VICENTINO, Nicola, was born at Vicenza in 1511 or 1512.[1] If we are to believe the title he gives himself in his first publication, as 'unico discepolo' to Adrian Willaert,[2] he had his musical education at Venice; but as the 'unico' is plainly false, we may perhaps question the 'discepolo.' He became ordained, entered the service of Ipolito of Este, cardinal of Ferrara, and accompanied him to Rome, where he lived, it seems, for many years. In 1546 he published a volume of madrigals, with explanatory directions, written with the design of restoring the old scales of the Greeks. He then invented a peculiar instrument, the 'archicembalo,' with several keyboards, in order to illustrate his system, and employed a private choir to practise it. He published also a theoretical work entitled 'L'antica Musica ridotta alla moderna prattica' (Rome 1555). His efforts were however rewarded with scant success, and he experienced much opposition. One contest into which he was led in defence of his theory, and in which he was defeated—that, namely, with Lusitano—is famous. The cardinal, his patron, is said to have looked on Vicentino's discomfiture as a personal affront; he took him back to Ferrara, and appointed him chapel-master in his court. This post he appears to have held until his death. If we may judge by a medal struck in his honour, which describes him as 'perfectæ musicæ divisionisque inventor,' he must have enjoyed a certain amount of fame; but there is a story that the medal was his own device. His real eminence was that of a performer on the clavichord, and it is difficult to quarrel with the criticism of J. B. Doni and Apostolo Zeno, who ridiculed him for pretending to be anything more than a performer. At best his theories belong only to a passing phase in the history of music.[3]
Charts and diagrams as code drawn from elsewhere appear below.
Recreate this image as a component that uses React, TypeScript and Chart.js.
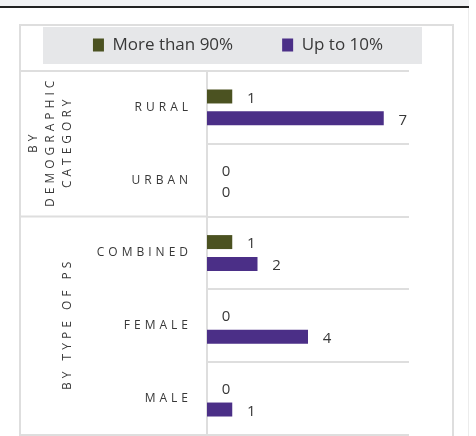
import { useEffect, useRef } from 'react';
import { Chart, registerables } from 'chart.js';

Chart.register(...registerables);

// Chart data
const categories = ['RURAL', 'URBAN', 'COMBINED', 'FEMALE', 'MALE'];
const moreThan90 = [1, 0, 1, 0, 0];
const upTo10 = [7, 0, 2, 4, 1];
const seriesNames = ['More than 90%', 'Up to 10%'];
const groupLabels = [['BY', 'DEMOGRAPHIC', 'CATEGORY'], ['BY TYPE OF PS']];
const groupRanges = [[0, 1], [2, 4]];

const GREEN = '#4b5221';
const PURPLE = '#4b2f87';
const LINE = '#dedede';
const TEXT = '#383838';

// page frame, legend band and the group separators
const framePlugin = {
  id: 'frame',
  beforeDraw(chart: any) {
    const ctx = chart.ctx;
    ctx.letterSpacing = '0px';
    ctx.save();
    ctx.fillStyle = '#f1f2f4';
    ctx.fillRect(0, 0, 469, 6);
    ctx.fillStyle = '#222';
    ctx.fillRect(0, 6, 469, 2);
    ctx.fillStyle = '#ececec';
    ctx.fillRect(468, 8, 1, 428);
    ctx.strokeStyle = LINE;
    ctx.lineWidth = 2;
    ctx.strokeRect(20, 25, 433, 430);
    ctx.fillStyle = '#e6e7e9';
    ctx.fillRect(43, 27, 379, 37);

    // group boundaries extend into the label columns
    const { top, bottom, left } = chart.chartArea;
    const y = chart.scales.y;
    const edges = [top, bottom];
    for (let g = 1; g < groupRanges.length; g++) {
      const a = y.getPixelForValue(groupRanges[g - 1][1]);
      const b = y.getPixelForValue(groupRanges[g][0]);
      edges.push((a + b) / 2);
    }
    ctx.beginPath();
    edges.forEach((e) => {
      ctx.moveTo(20, e);
      ctx.lineTo(left, e);
    });
    ctx.stroke();
    ctx.restore();
  },
  afterDatasetsDraw(chart: any) {
    const ctx = chart.ctx;
    ctx.save();
    ctx.font = '15px "Open Sans"';
    ctx.fillStyle = TEXT;
    ctx.textAlign = 'center';
    ctx.textBaseline = 'middle';
    chart.data.datasets.forEach((ds: any, di: number) => {
      const meta = chart.getDatasetMeta(di);
      meta.data.forEach((bar: any, i: number) => {
        ctx.fillText(String(ds.data[i]), bar.x + 19, bar.y + 2);
      });
    });
    ctx.restore();
    // tick labels are drawn after this (ticks.z = 1) and are letter spaced
    ctx.letterSpacing = '4px';
  },
  afterDraw(chart: any) {
    const ctx = chart.ctx;
    const y = chart.scales.y;
    ctx.save();
    ctx.letterSpacing = '4px';
    ctx.font = '12px "Open Sans"';
    ctx.fillStyle = TEXT;
    ctx.textAlign = 'center';
    ctx.textBaseline = 'middle';
    groupRanges.forEach(([from, to], g) => {
      const half = (y.getPixelForValue(1) - y.getPixelForValue(0)) / 2;
      const cy = (y.getPixelForValue(from) - half + y.getPixelForValue(to) + half) / 2;
      const lines = groupLabels[g];
      lines.forEach((line, li) => {
        const cx = 68 - (lines.length - 1 - li) * 17;
        ctx.save();
        ctx.translate(cx, cy);
        ctx.rotate(-Math.PI / 2);
        ctx.fillText(line, 2, 0);
        ctx.restore();
      });
    });
    ctx.restore();
    ctx.letterSpacing = '0px';
  },
};

export default function App() {
  const canvasRef = useRef<HTMLCanvasElement>(null);
  const chartRef = useRef<Chart | null>(null);

  useEffect(() => {
    if (!canvasRef.current) return;
    if (chartRef.current) chartRef.current.destroy();

    chartRef.current = new Chart(canvasRef.current, {
      type: 'bar',
      data: {
        labels: categories,
        datasets: [
          {
            label: seriesNames[0],
            data: moreThan90,
            backgroundColor: GREEN,
            borderWidth: 0,
            categoryPercentage: 0.6,
            barPercentage: 0.64,
          },
          {
            label: seriesNames[1],
            data: upTo10,
            backgroundColor: PURPLE,
            borderWidth: 0,
            categoryPercentage: 0.6,
            barPercentage: 0.64,
          },
        ],
      },
      options: {
        indexAxis: 'y',
        responsive: true,
        maintainAspectRatio: false,
        animation: false,
        layout: { padding: { top: -12.5, bottom: 1, left: 0, right: 0 } },
        font: { family: '"Open Sans", sans-serif' },
        scales: {
          x: {
            position: 'top',
            min: 0,
            max: 8,
            ticks: { display: false },
            grid: { display: false },
            border: { display: false },
            afterFit: (s: any) => {
              s.height = 7.5;
            },
          },
          y: {
            ticks: {
              color: TEXT,
              padding: 15,
              z: 1,
              font: { size: 12, family: '"Open Sans"' },
            },
            grid: { color: LINE, lineWidth: 2, drawTicks: false },
            border: { color: LINE, width: 2 },
            afterFit: (s: any) => {
              s.width = 207;
              s.paddingTop = 0;
              s.paddingBottom = 0;
            },
          },
          y2: {
            type: 'category',
            position: 'right',
            ticks: { display: false },
            grid: { display: false },
            border: { display: false },
            afterFit: (s: any) => {
              s.width = 67;
            },
          },
        },
        plugins: {
          legend: {
            position: 'top',
            labels: {
              boxWidth: 11,
              boxHeight: 13,
              padding: 49,
              color: TEXT,
              font: { size: 17, family: '"Open Sans"' },
            },
          },
          tooltip: { enabled: false },
        },
      },
      plugins: [framePlugin],
    });

    return () => {
      if (chartRef.current) {
        chartRef.current.destroy();
        chartRef.current = null;
      }
    };
  }, []);

  return (
    <div style={{ position: 'fixed', left: 0, top: 0, width: 476, height: 436, background: '#fff' }}>
      <canvas ref={canvasRef}></canvas>
    </div>
  );
}
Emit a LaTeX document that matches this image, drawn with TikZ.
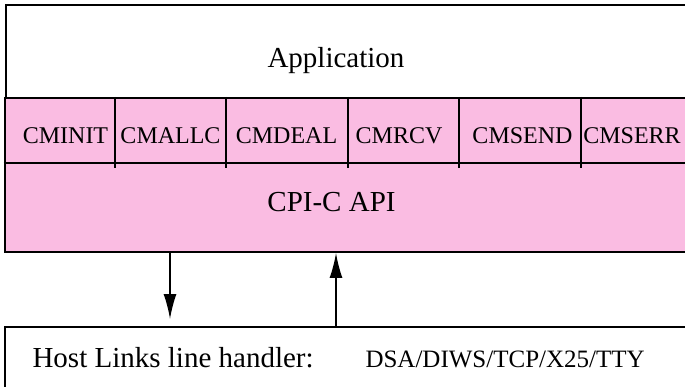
\documentclass[tikz,border=0pt]{standalone}
\usepackage{fontspec}
\setmainfont{Liberation Serif}
\usetikzlibrary{arrows.meta}
\definecolor{apipink}{RGB}{250,188,226}

\begin{document}
\begin{tikzpicture}[x=1pt, y=-1pt,
    box/.style={draw, line width=2pt, inner sep=0pt, anchor=north west},
    fn/.style={anchor=base, font=\fontsize{24}{28}\selectfont},
    big/.style={anchor=base, font=\fontsize{29}{34}\selectfont},
    arr/.style={line width=1.5pt, -{Latex[length=25pt, width=13pt]}}]
  \useasboundingbox (0, 0) rectangle (685, 387);
  \def\rowy{163}
  % application layer
  \node [box, minimum width=700pt, minimum height=92.5pt] (app) at (4.5, 4.5) {};
  \node [big] (apptext) at (336, 68) {Application};
  % CPI-C layer
  \node [box, fill=apipink, minimum width=700pt, minimum height=154pt] (api) at (3.5, 97) {};
  \draw [line width=1.5pt] (api.west |- 0, \rowy) -- (690, \rowy);
  \foreach \x in {115, 226, 348, 459, 581}
    \draw [line width=1.5pt] (\x, 97) -- (\x, \rowy + 5);
  \foreach \x/\t in {65.5/CMINIT, 170.5/CMALLC, 286.5/CMDEAL, 399/CMRCV, 522.5/CMSEND, 632/CMSERR}
    \node [fn] (\t) at (\x, 144) {\t};
  \node [big] (apitext) at (331.5, 212) {CPI-C API};
  % line handler
  \node [box, minimum width=700pt, minimum height=80pt] (links) at (3.5, 326) {};
  \node [big, anchor=base west] (linkstext) at (29, 367) {Host Links line handler:};
  \node [anchor=base west, font=\fontsize{25}{30}\selectfont] (proto) at (362, 367) {DSA/DIWS/TCP/X25/TTY};
  % calls
  \coordinate (dn) at (170, 0);
  \coordinate (up) at (336, 0);
  \draw [arr] (api.south -| dn) -- ([yshift=7pt] links.north -| dn);
  \draw [arr] (links.north -| up) -- (api.south -| up);
\end{tikzpicture}
\end{document}
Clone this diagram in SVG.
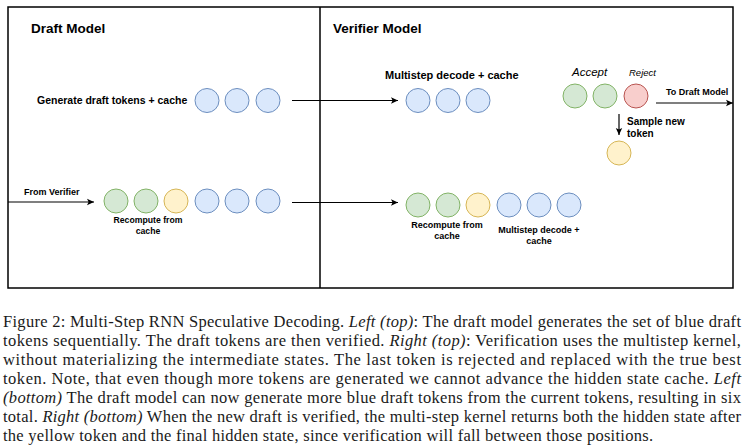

  1. The place has been incorrectly given as Rome, and the date as 1513; but the latter is fixed to a year or two earlier by the notice in his 'Antica Musica,' 1555, that he was then in his 44th year.
  2. Caffi has singularly inverted the relation, making Vicentino Willaert's master: Storia della Musica sacra nella gia Cappella ducale di san Marco in Venezia, i. 83, 135; Venice, 1854.
  3. A manuscript notice furnished in 1826 by Abbate Todeschini of Vicenza to the Gesellschaft der Musikfreunde in Vienna, and now preserved in the library of that society, adds nothing to our knowledge of Vicentino's biography.